▶ [Exercise aim]:
Without omitting anything, retype the data that follows.

▶ [Stored data]:
--------------------

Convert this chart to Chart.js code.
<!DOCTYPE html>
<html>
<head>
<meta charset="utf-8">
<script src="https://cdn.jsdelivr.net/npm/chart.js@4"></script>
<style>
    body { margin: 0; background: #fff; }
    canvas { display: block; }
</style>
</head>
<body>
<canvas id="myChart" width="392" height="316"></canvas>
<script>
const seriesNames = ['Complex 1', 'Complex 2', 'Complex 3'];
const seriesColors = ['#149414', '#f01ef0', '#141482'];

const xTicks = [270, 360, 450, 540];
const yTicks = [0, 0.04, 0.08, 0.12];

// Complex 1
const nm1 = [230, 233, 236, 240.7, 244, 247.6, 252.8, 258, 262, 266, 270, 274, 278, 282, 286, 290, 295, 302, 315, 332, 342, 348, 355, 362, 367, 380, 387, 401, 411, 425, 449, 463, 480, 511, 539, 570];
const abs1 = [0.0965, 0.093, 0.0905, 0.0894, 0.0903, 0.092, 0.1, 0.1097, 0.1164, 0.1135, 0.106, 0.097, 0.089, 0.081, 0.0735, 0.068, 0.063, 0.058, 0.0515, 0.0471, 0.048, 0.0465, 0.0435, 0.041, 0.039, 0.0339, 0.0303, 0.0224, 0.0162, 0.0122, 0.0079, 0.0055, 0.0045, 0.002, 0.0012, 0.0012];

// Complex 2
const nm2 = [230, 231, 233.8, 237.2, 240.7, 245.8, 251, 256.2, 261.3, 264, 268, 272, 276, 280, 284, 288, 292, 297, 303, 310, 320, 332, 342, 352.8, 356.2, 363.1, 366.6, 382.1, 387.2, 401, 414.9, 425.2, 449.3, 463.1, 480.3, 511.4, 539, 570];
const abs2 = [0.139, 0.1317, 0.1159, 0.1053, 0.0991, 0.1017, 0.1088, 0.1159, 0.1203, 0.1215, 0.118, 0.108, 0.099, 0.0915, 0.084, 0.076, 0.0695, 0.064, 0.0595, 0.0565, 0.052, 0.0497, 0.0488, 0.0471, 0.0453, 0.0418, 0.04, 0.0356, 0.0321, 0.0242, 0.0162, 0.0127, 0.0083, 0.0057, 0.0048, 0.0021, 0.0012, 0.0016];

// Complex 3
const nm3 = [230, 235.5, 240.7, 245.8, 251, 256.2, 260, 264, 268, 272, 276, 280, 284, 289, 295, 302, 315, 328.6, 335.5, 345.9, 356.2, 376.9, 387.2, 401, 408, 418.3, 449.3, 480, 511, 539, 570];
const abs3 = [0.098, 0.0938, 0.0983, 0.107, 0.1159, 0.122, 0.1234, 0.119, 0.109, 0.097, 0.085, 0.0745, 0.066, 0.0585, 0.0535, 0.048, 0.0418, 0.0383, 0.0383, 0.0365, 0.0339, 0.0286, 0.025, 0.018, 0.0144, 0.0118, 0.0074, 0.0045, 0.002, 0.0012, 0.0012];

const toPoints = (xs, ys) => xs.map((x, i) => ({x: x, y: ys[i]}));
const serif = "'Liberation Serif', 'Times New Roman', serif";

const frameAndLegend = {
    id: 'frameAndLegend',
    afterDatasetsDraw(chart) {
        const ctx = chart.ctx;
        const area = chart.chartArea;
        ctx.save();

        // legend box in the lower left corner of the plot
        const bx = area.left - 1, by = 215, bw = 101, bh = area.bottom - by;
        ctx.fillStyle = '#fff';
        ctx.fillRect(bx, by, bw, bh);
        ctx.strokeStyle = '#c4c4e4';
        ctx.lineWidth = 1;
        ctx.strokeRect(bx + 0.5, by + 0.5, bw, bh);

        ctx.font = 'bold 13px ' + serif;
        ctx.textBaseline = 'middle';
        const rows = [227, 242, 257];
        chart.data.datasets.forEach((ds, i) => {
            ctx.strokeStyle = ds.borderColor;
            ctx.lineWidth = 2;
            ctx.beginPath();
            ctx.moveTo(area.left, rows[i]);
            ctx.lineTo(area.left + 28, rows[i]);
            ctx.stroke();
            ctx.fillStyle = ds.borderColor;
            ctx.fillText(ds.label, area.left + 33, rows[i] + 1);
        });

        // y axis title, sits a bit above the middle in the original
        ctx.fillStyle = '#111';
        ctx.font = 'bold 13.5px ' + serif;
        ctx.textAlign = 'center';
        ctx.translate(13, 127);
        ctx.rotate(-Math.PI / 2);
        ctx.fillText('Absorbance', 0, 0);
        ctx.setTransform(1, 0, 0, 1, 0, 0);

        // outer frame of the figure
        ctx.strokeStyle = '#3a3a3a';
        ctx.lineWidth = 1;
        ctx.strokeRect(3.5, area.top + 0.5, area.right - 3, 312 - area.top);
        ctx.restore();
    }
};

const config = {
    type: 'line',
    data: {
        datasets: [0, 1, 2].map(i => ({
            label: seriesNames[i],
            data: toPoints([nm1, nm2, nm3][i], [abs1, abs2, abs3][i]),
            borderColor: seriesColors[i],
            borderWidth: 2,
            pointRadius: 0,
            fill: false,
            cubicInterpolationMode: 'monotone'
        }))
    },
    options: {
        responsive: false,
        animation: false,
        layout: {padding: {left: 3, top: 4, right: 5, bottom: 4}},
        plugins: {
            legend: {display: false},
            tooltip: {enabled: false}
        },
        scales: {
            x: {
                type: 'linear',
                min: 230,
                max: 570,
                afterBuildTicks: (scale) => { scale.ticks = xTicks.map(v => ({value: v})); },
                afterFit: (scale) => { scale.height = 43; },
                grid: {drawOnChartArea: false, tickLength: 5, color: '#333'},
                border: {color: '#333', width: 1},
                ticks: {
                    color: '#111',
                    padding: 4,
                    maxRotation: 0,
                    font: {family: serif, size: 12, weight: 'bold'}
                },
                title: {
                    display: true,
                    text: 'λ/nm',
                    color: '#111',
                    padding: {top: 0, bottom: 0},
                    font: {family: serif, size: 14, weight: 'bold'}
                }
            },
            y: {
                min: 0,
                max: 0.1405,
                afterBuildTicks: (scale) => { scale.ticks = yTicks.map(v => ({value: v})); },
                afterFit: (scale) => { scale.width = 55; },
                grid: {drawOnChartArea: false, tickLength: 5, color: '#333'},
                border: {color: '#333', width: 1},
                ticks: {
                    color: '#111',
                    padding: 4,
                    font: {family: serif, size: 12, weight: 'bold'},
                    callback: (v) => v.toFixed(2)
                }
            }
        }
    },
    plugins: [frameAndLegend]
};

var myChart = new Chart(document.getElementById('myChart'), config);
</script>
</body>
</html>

--------------------

▶ [Output of the task]:
Convert this chart to Chart.js code.
<!DOCTYPE html>
<html>
<head>
<meta charset="utf-8">
<script src="https://cdn.jsdelivr.net/npm/chart.js@4"></script>
<style>
    body { margin: 0; background: #fff; }
    canvas { display: block; }
</style>
</head>
<body>
<canvas id="myChart" width="392" height="316"></canvas>
<script>
const seriesNames = ['Complex 1', 'Complex 2', 'Complex 3'];
const seriesColors = ['#149414', '#f01ef0', '#141482'];

const xTicks = [270, 360, 450, 540];
const yTicks = [0, 0.04, 0.08, 0.12];

// Complex 1
const nm1 = [230, 233, 236, 240.7, 244, 247.6, 252.8, 258, 262, 266, 270, 274, 278, 282, 286, 290, 295, 302, 315, 332, 342, 348, 355, 362, 367, 380, 387, 401, 411, 425, 449, 463, 480, 511, 539, 570];
const abs1 = [0.0965, 0.093, 0.0905, 0.0894, 0.0903, 0.092, 0.1, 0.1097, 0.1164, 0.1135, 0.106, 0.097, 0.089, 0.081, 0.0735, 0.068, 0.063, 0.058, 0.0515, 0.0471, 0.048, 0.0465, 0.0435, 0.041, 0.039, 0.0339, 0.0303, 0.0224, 0.0162, 0.0122, 0.0079, 0.0055, 0.0045, 0.002, 0.0012, 0.0012];

// Complex 2
const nm2 = [230, 231, 233.8, 237.2, 240.7, 245.8, 251, 256.2, 261.3, 264, 268, 272, 276, 280, 284, 288, 292, 297, 303, 310, 320, 332, 342, 352.8, 356.2, 363.1, 366.6, 382.1, 387.2, 401, 414.9, 425.2, 449.3, 463.1, 480.3, 511.4, 539, 570];
const abs2 = [0.139, 0.1317, 0.1159, 0.1053, 0.0991, 0.1017, 0.1088, 0.1159, 0.1203, 0.1215, 0.118, 0.108, 0.099, 0.0915, 0.084, 0.076, 0.0695, 0.064, 0.0595, 0.0565, 0.052, 0.0497, 0.0488, 0.0471, 0.0453, 0.0418, 0.04, 0.0356, 0.0321, 0.0242, 0.0162, 0.0127, 0.0083, 0.0057, 0.0048, 0.0021, 0.0012, 0.0016];

// Complex 3
const nm3 = [230, 235.5, 240.7, 245.8, 251, 256.2, 260, 264, 268, 272, 276, 280, 284, 289, 295, 302, 315, 328.6, 335.5, 345.9, 356.2, 376.9, 387.2, 401, 408, 418.3, 449.3, 480, 511, 539, 570];
const abs3 = [0.098, 0.0938, 0.0983, 0.107, 0.1159, 0.122, 0.1234, 0.119, 0.109, 0.097, 0.085, 0.0745, 0.066, 0.0585, 0.0535, 0.048, 0.0418, 0.0383, 0.0383, 0.0365, 0.0339, 0.0286, 0.025, 0.018, 0.0144, 0.0118, 0.0074, 0.0045, 0.002, 0.0012, 0.0012];

const toPoints = (xs, ys) => xs.map((x, i) => ({x: x, y: ys[i]}));
const serif = "'Liberation Serif', 'Times New Roman', serif";

const frameAndLegend = {
    id: 'frameAndLegend',
    afterDatasetsDraw(chart) {
        const ctx = chart.ctx;
        const area = chart.chartArea;
        ctx.save();

        // legend box in the lower left corner of the plot
        const bx = area.left - 1, by = 215, bw = 101, bh = area.bottom - by;
        ctx.fillStyle = '#fff';
        ctx.fillRect(bx, by, bw, bh);
        ctx.strokeStyle = '#c4c4e4';
        ctx.lineWidth = 1;
        ctx.strokeRect(bx + 0.5, by + 0.5, bw, bh);

        ctx.font = 'bold 13px ' + serif;
        ctx.textBaseline = 'middle';
        const rows = [227, 242, 257];
        chart.data.datasets.forEach((ds, i) => {
            ctx.strokeStyle = ds.borderColor;
            ctx.lineWidth = 2;
            ctx.beginPath();
            ctx.moveTo(area.left, rows[i]);
            ctx.lineTo(area.left + 28, rows[i]);
            ctx.stroke();
            ctx.fillStyle = ds.borderColor;
            ctx.fillText(ds.label, area.left + 33, rows[i] + 1);
        });

        // y axis title, sits a bit above the middle in the original
        ctx.fillStyle = '#111';
        ctx.font = 'bold 13.5px ' + serif;
        ctx.textAlign = 'center';
        ctx.translate(13, 127);
        ctx.rotate(-Math.PI / 2);
        ctx.fillText('Absorbance', 0, 0);
        ctx.setTransform(1, 0, 0, 1, 0, 0);

        // outer frame of the figure
        ctx.strokeStyle = '#3a3a3a';
        ctx.lineWidth = 1;
        ctx.strokeRect(3.5, area.top + 0.5, area.right - 3, 312 - area.top);
        ctx.restore();
    }
};

const config = {
    type: 'line',
    data: {
        datasets: [0, 1, 2].map(i => ({
            label: seriesNames[i],
            data: toPoints([nm1, nm2, nm3][i], [abs1, abs2, abs3][i]),
            borderColor: seriesColors[i],
            borderWidth: 2,
            pointRadius: 0,
            fill: false,
            cubicInterpolationMode: 'monotone'
        }))
    },
    options: {
        responsive: false,
        animation: false,
        layout: {padding: {left: 3, top: 4, right: 5, bottom: 4}},
        plugins: {
            legend: {display: false},
            tooltip: {enabled: false}
        },
        scales: {
            x: {
                type: 'linear',
                min: 230,
                max: 570,
                afterBuildTicks: (scale) => { scale.ticks = xTicks.map(v => ({value: v})); },
                afterFit: (scale) => { scale.height = 43; },
                grid: {drawOnChartArea: false, tickLength: 5, color: '#333'},
                border: {color: '#333', width: 1},
                ticks: {
                    color: '#111',
                    padding: 4,
                    maxRotation: 0,
                    font: {family: serif, size: 12, weight: 'bold'}
                },
                title: {
                    display: true,
                    text: 'λ/nm',
                    color: '#111',
                    padding: {top: 0, bottom: 0},
                    font: {family: serif, size: 14, weight: 'bold'}
                }
            },
            y: {
                min: 0,
                max: 0.1405,
                afterBuildTicks: (scale) => { scale.ticks = yTicks.map(v => ({value: v})); },
                afterFit: (scale) => { scale.width = 55; },
                grid: {drawOnChartArea: false, tickLength: 5, color: '#333'},
                border: {color: '#333', width: 1},
                ticks: {
                    color: '#111',
                    padding: 4,
                    font: {family: serif, size: 12, weight: 'bold'},
                    callback: (v) => v.toFixed(2)
                }
            }
        }
    },
    plugins: [frameAndLegend]
};

var myChart = new Chart(document.getElementById('myChart'), config);
</script>
</body>
</html>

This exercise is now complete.